◆ REQUIRED TASK: Up to and including the line with "1.42, 1.34, 1.25]", write out the listing from its first line, minus the pictures.
##### DATA SECTION #####
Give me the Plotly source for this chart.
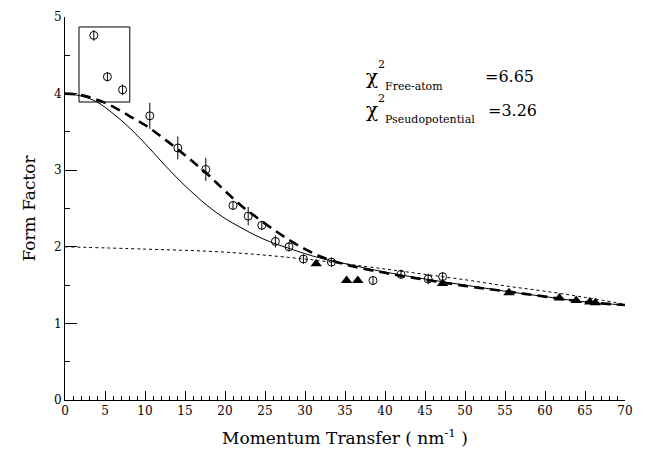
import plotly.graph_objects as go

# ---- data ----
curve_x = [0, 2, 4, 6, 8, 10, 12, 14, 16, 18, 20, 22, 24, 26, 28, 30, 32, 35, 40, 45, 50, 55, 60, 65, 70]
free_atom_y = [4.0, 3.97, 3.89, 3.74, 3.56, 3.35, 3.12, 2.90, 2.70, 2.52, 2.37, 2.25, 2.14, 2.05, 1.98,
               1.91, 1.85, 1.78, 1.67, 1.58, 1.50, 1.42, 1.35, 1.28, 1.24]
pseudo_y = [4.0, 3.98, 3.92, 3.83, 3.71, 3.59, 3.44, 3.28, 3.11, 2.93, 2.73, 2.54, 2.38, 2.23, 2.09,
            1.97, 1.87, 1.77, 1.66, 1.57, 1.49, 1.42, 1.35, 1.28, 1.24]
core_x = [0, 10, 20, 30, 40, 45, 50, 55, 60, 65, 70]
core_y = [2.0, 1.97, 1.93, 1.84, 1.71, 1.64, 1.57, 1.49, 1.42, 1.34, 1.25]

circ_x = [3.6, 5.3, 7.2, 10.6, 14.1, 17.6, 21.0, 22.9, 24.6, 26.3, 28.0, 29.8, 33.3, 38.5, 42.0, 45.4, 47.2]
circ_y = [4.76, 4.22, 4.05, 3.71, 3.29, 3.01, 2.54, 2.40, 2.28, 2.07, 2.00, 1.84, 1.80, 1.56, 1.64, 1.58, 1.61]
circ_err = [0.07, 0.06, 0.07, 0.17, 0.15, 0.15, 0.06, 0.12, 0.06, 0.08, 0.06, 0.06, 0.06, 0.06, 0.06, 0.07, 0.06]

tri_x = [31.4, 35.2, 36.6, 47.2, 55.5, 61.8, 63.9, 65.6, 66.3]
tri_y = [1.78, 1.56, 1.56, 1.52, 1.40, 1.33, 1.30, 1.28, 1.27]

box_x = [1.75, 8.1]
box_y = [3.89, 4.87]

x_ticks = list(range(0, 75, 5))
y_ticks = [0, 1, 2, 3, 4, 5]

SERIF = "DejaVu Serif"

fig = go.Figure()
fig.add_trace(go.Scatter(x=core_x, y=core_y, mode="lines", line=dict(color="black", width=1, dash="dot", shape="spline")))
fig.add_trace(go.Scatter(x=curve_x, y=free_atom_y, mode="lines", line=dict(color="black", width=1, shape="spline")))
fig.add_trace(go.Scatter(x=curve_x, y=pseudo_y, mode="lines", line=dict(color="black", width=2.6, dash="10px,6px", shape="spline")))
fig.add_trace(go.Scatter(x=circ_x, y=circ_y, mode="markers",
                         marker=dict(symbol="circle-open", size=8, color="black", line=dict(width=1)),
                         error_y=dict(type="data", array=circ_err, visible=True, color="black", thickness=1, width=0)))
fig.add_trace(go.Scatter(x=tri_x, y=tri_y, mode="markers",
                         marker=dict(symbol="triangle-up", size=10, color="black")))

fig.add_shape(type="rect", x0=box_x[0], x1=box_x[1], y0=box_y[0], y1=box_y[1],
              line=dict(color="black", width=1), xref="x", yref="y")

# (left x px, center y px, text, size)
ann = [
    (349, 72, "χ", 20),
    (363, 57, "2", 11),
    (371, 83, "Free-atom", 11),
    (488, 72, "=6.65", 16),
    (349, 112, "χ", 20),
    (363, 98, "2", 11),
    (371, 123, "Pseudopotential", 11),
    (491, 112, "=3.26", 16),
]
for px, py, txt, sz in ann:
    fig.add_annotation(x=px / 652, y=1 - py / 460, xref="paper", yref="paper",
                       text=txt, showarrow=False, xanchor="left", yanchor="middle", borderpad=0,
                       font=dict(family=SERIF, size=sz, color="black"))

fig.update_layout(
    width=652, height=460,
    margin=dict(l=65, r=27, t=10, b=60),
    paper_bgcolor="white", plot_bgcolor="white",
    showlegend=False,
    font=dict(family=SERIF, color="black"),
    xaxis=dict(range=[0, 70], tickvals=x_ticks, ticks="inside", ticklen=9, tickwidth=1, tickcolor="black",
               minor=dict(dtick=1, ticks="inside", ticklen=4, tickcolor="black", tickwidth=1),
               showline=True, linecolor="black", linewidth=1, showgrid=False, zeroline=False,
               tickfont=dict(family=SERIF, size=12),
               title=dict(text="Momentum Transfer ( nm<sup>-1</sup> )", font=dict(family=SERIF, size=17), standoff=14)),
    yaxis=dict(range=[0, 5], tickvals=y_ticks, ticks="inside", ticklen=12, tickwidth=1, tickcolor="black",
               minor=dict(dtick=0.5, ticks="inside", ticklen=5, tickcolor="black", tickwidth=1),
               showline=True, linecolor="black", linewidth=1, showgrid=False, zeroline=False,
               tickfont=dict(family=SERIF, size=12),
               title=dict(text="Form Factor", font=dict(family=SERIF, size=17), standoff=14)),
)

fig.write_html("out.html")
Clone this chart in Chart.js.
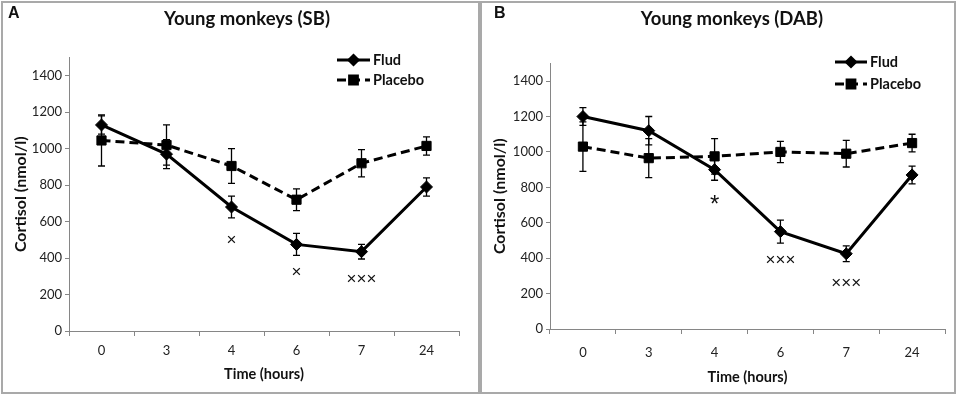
#####
◆ RESPONSE:
Give me the Plotly source for this chart.
import plotly.graph_objects as go

# ---- data ----
curve_x = [0, 2, 4, 6, 8, 10, 12, 14, 16, 18, 20, 22, 24, 26, 28, 30, 32, 35, 40, 45, 50, 55, 60, 65, 70]
free_atom_y = [4.0, 3.97, 3.89, 3.74, 3.56, 3.35, 3.12, 2.90, 2.70, 2.52, 2.37, 2.25, 2.14, 2.05, 1.98,
               1.91, 1.85, 1.78, 1.67, 1.58, 1.50, 1.42, 1.35, 1.28, 1.24]
pseudo_y = [4.0, 3.98, 3.92, 3.83, 3.71, 3.59, 3.44, 3.28, 3.11, 2.93, 2.73, 2.54, 2.38, 2.23, 2.09,
            1.97, 1.87, 1.77, 1.66, 1.57, 1.49, 1.42, 1.35, 1.28, 1.24]
core_x = [0, 10, 20, 30, 40, 45, 50, 55, 60, 65, 70]
core_y = [2.0, 1.97, 1.93, 1.84, 1.71, 1.64, 1.57, 1.49, 1.42, 1.34, 1.25]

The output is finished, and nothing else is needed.